Saturday, May 3, 2014
Track of the Week: Mudhoney, "Touch Me I'm Sick"
I've read a lot of books about music, and one that's stuck with me over the years is Michael Azerrad's Our Band Could Be Your Life, a history of 1980s underground rock told through profiles of its most important bands. I was too young and too distant from any musical underground in those years, but in the 1990s I listened to groups like the Minutemen, Husker Du, Minor Threat, Black Flag, and Sonic Youth because I all of my grunge rock heroes praised them and their influence. I've been revisiting that music recently, and am amazed at how vital and fresh it still sounds today.
Mudhoney was one of the first of these bands to cross my radar due their song "Overblown" on the Singles soundtrack and the fact that articles about the Seattle grunge explosion always mentioned them as godfathers of the scene. "Overblown" drew me in with its uptempo, frantic ranting, and the fact that lead singer Mark Arm was so bold as to attack the hype surrounding the Seattle scene to the point of declaring it "over and done" right at the time it was exploding. On the basis of that song alone I picked up their next album (and first for a major label), Piece of Cake. It's not a bad record, but not a particularly good one, either, and after that didn't really pay much mind to Mudhoney for awhile.

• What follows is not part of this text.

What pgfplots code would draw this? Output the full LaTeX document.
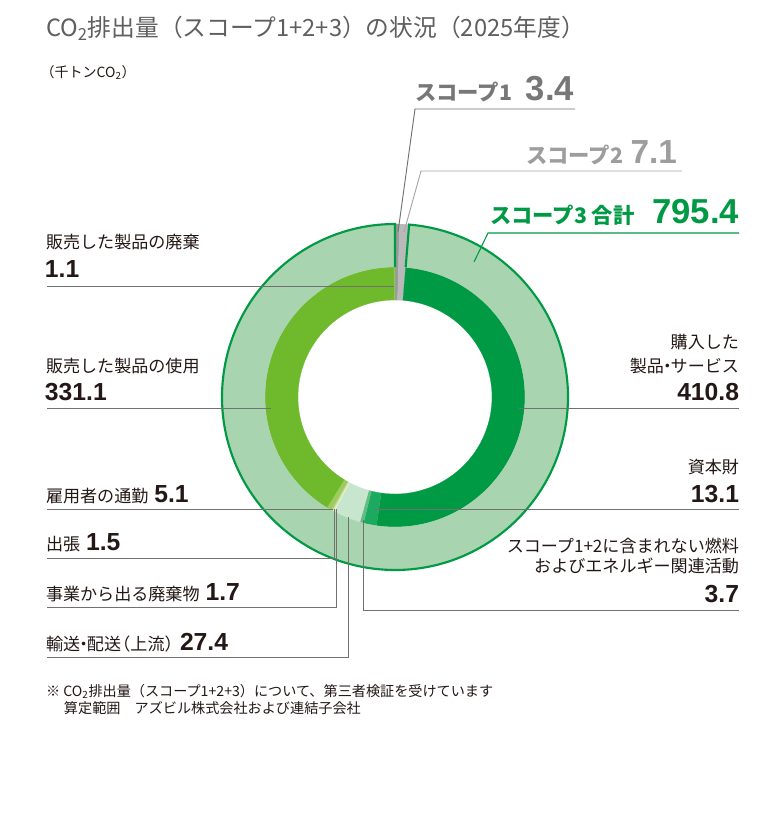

Azerrad's book piqued my curiosity about them, however, I luckily managed to find a used copy of Superfuzz/Bugmuff Plus Early Singles at my local record store. I took it home, put it on, and was immediately blown away by the first track, "Touch Me I'm Sick." It was the closest thing I'd ever heard to a Stooges song not bashed out by Iggy and the boys. Brutal, loud, and trashy while still catchy, "Touch Me I'm Sick" is a reminder of the brilliance of those 80s underground acts that lived left of the radio dial. It is entirely unfit for mainstream consumption in that the song takes the point of view of a creep, contains profanity, and features Mark Arm's yelpy scream-singing. I hear the whole thing as a kind of parody of the macho braggadocio and posturing so beloved of the hair metal frontmen who dominated MTV back in 1988 when this song came out.
I still listen to and even love contemporary independent rock music, but it has become increasingly less dangerous and less threatening. I can't stop listening to the newest War on Drugs Record, for example, but it's also something I would be totally comfortable playing around my parents. "Touch Me I'm Sick" would mortify them. Modern independent rock music has its origins in punk, and indie music's punk roots were much more apparent in the 80s than they are today, where they appear to be totally absent. It is more and more the music of hipsters with refined tastes, not the disaffected and angry. It's scarves and waxed mustaches, not flannel shirts and greasy hair. "Touch Me I'm Sick" is a good reminder that truly underground music ought to make us uncomfortable.